** WORK REQUIRED **
Exactly as written, retype the listing below, omitting the pictures.

** SOURCE EXCERPT **
•••
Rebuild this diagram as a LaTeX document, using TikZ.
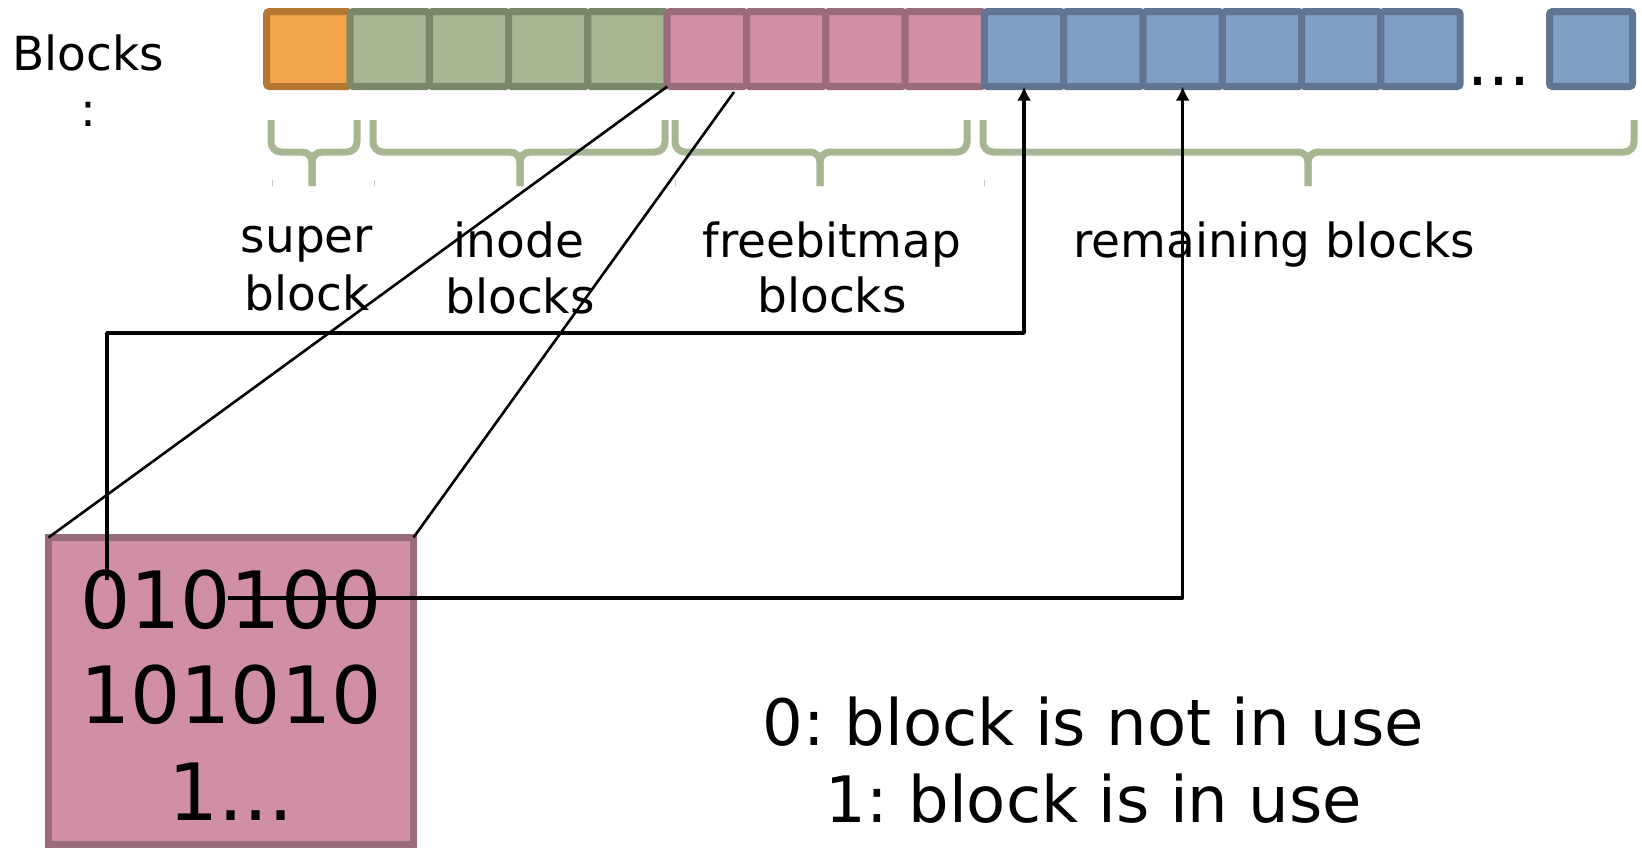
\documentclass[tikz,border=0pt]{standalone}
\usepackage{fontspec}
\setmainfont{DejaVu Sans}
\usetikzlibrary{arrows.meta,calc}
\frenchspacing
\definecolor{orF}{HTML}{F2A54A}
\definecolor{orD}{HTML}{B47730}
\definecolor{grF}{HTML}{A6B592}
\definecolor{grD}{HTML}{7B8769}
\definecolor{pkF}{HTML}{D08FA5}
\definecolor{pkD}{HTML}{9A6B7A}
\definecolor{blF}{HTML}{809FC4}
\definecolor{blD}{HTML}{5F7592}
\definecolor{brC}{HTML}{A6B592}
\definecolor{tickC}{HTML}{C8C8C8}
\begin{document}
\begin{tikzpicture}[x=0.5pt,y=-0.5pt,
  blk/.style={draw, line width=3.5pt, rounded corners=1.5pt, minimum width=39.65pt,
    minimum height=37.5pt, inner sep=0pt, outer sep=0pt},
  brc/.style={draw=brC, line width=3.5pt, rounded corners=5pt},
  tick/.style={draw=tickC, line width=0.5pt},
  lbl/.style={font=\fontsize{23.5pt}{28.2pt}\selectfont, anchor=base, inner sep=0pt},
  bits/.style={font=\fontsize{39.5pt}{47.4pt}\selectfont, anchor=base, inner sep=0pt},
  legend/.style={font=\fontsize{32pt}{38.4pt}\selectfont, anchor=base, inner sep=0pt},
  thinln/.style={draw=black, line width=1.3pt},
  arr/.style={draw=black, line width=1.75pt, line join=round, -{Latex[length=7pt,width=7pt]}}]
\useasboundingbox (0,0) rectangle (1642,848);

% blocks row
\node[blk, fill=orF, draw=orD, minimum width=41.75pt] (b0) at (308.25,49) {};
\foreach \i/\col in {1/gr,2/gr,3/gr,4/gr,5/pk,6/pk,7/pk,8/pk,9/bl,10/bl,11/bl,12/bl,13/bl,14/bl}
  \node[blk, fill=\col F, draw=\col D] (b\i) at ({310.35+79.3*\i},49) {};
\node[font=\fontsize{33pt}{39.6pt}\selectfont, anchor=base, inner sep=0pt] (dots) at (1499,85) {...};
\node[blk, fill=blF, draw=blD, minimum width=41.5pt] (bL) at (1591,49) {};

% row label
\node[lbl] (blocksA) at (88,70) {Blocks};
\node[lbl] (blocksB) at (88,126) {:};

% braces
\draw[brc] (271,120) -- (271,152) -- (312,152) -- (312,186);
\draw[brc] (357,120) -- (357,152) -- (312,152) -- (312,186);
\draw[brc] (373,120) -- (373,152) -- (520,152) -- (520,186);
\draw[brc] (665,120) -- (665,152) -- (520,152) -- (520,186);
\draw[brc] (675,120) -- (675,152) -- (820,152) -- (820,186);
\draw[brc] (967,120) -- (967,152) -- (820,152) -- (820,186);
\draw[brc] (983,120) -- (983,152) -- (1308,152) -- (1308,186);
\draw[brc] (1634,120) -- (1634,152) -- (1308,152) -- (1308,186);
\foreach \x in {272,374,675,984}
  \draw[tick] (\x,180) -- (\x,186);

% brace labels
\node[lbl] (superA) at (307,252) {super};
\node[lbl] (superB) at (307,310) {block};
\node[lbl] (inodeA) at (519,257) {inode};
\node[lbl] (inodeB) at (520,313) {blocks};
\node[lbl] (freeA) at (832,257) {freebitmap};
\node[lbl] (freeB) at (832,312) {blocks};
\node[lbl] (remain) at (1274,257) {remaining blocks};

% bitmap block
\node[draw=pkD, fill=pkF, line width=3.5pt, minimum width=182.5pt, minimum height=153.5pt,
  inner sep=0pt, outer sep=0pt] (bitmap) at (231,691) {};
\node[bits] (bitsA) at (231,628) {010100};
\node[bits] (bitsB) at (231,723) {101010};
\node[bits] (bitsC) at (231,820) {1...};

% legend
\node[legend] (legA) at (1093,745) {0: block is not in use};
\node[legend] (legB) at (1094,822) {1: block is in use};

% connectors
\coordinate (l2top) at (734,92);
\coordinate (a1s) at (107,580);
\coordinate (a1y) at (0,333);
\coordinate (a2s) at (228,598);
\draw[thinln] (b5.south west) -- (bitmap.north west);
\draw[thinln] (l2top) -- (bitmap.north east);
\draw[arr] (a1s) |- (b9.south |- a1y) -- (b9.south);
\draw[arr] (a2s) -| (b11.south);
\end{tikzpicture}
\end{document}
•••
** IN RESPONSE **
Rebuild this diagram as a LaTeX document, using TikZ.
\documentclass[tikz,border=0pt]{standalone}
\usepackage{fontspec}
\setmainfont{DejaVu Sans}
\usetikzlibrary{arrows.meta,calc}
\frenchspacing
\definecolor{orF}{HTML}{F2A54A}
\definecolor{orD}{HTML}{B47730}
\definecolor{grF}{HTML}{A6B592}
\definecolor{grD}{HTML}{7B8769}
\definecolor{pkF}{HTML}{D08FA5}
\definecolor{pkD}{HTML}{9A6B7A}
\definecolor{blF}{HTML}{809FC4}
\definecolor{blD}{HTML}{5F7592}
\definecolor{brC}{HTML}{A6B592}
\definecolor{tickC}{HTML}{C8C8C8}
\begin{document}
\begin{tikzpicture}[x=0.5pt,y=-0.5pt,
  blk/.style={draw, line width=3.5pt, rounded corners=1.5pt, minimum width=39.65pt,
    minimum height=37.5pt, inner sep=0pt, outer sep=0pt},
  brc/.style={draw=brC, line width=3.5pt, rounded corners=5pt},
  tick/.style={draw=tickC, line width=0.5pt},
  lbl/.style={font=\fontsize{23.5pt}{28.2pt}\selectfont, anchor=base, inner sep=0pt},
  bits/.style={font=\fontsize{39.5pt}{47.4pt}\selectfont, anchor=base, inner sep=0pt},
  legend/.style={font=\fontsize{32pt}{38.4pt}\selectfont, anchor=base, inner sep=0pt},
  thinln/.style={draw=black, line width=1.3pt},
  arr/.style={draw=black, line width=1.75pt, line join=round, -{Latex[length=7pt,width=7pt]}}]
\useasboundingbox (0,0) rectangle (1642,848);

% blocks row
\node[blk, fill=orF, draw=orD, minimum width=41.75pt] (b0) at (308.25,49) {};
\foreach \i/\col in {1/gr,2/gr,3/gr,4/gr,5/pk,6/pk,7/pk,8/pk,9/bl,10/bl,11/bl,12/bl,13/bl,14/bl}
  \node[blk, fill=\col F, draw=\col D] (b\i) at ({310.35+79.3*\i},49) {};
\node[font=\fontsize{33pt}{39.6pt}\selectfont, anchor=base, inner sep=0pt] (dots) at (1499,85) {...};
\node[blk, fill=blF, draw=blD, minimum width=41.5pt] (bL) at (1591,49) {};

% row label
\node[lbl] (blocksA) at (88,70) {Blocks};
\node[lbl] (blocksB) at (88,126) {:};

% braces
\draw[brc] (271,120) -- (271,152) -- (312,152) -- (312,186);
\draw[brc] (357,120) -- (357,152) -- (312,152) -- (312,186);
\draw[brc] (373,120) -- (373,152) -- (520,152) -- (520,186);
\draw[brc] (665,120) -- (665,152) -- (520,152) -- (520,186);
\draw[brc] (675,120) -- (675,152) -- (820,152) -- (820,186);
\draw[brc] (967,120) -- (967,152) -- (820,152) -- (820,186);
\draw[brc] (983,120) -- (983,152) -- (1308,152) -- (1308,186);
\draw[brc] (1634,120) -- (1634,152) -- (1308,152) -- (1308,186);
\foreach \x in {272,374,675,984}
  \draw[tick] (\x,180) -- (\x,186);

% brace labels
\node[lbl] (superA) at (307,252) {super};
\node[lbl] (superB) at (307,310) {block};
\node[lbl] (inodeA) at (519,257) {inode};
\node[lbl] (inodeB) at (520,313) {blocks};
\node[lbl] (freeA) at (832,257) {freebitmap};
\node[lbl] (freeB) at (832,312) {blocks};
\node[lbl] (remain) at (1274,257) {remaining blocks};

% bitmap block
\node[draw=pkD, fill=pkF, line width=3.5pt, minimum width=182.5pt, minimum height=153.5pt,
  inner sep=0pt, outer sep=0pt] (bitmap) at (231,691) {};
\node[bits] (bitsA) at (231,628) {010100};
\node[bits] (bitsB) at (231,723) {101010};
\node[bits] (bitsC) at (231,820) {1...};

% legend
\node[legend] (legA) at (1093,745) {0: block is not in use};
\node[legend] (legB) at (1094,822) {1: block is in use};

% connectors
\coordinate (l2top) at (734,92);
\coordinate (a1s) at (107,580);
\coordinate (a1y) at (0,333);
\coordinate (a2s) at (228,598);
\draw[thinln] (b5.south west) -- (bitmap.north west);
\draw[thinln] (l2top) -- (bitmap.north east);
\draw[arr] (a1s) |- (b9.south |- a1y) -- (b9.south);
\draw[arr] (a2s) -| (b11.south);
\end{tikzpicture}
\end{document}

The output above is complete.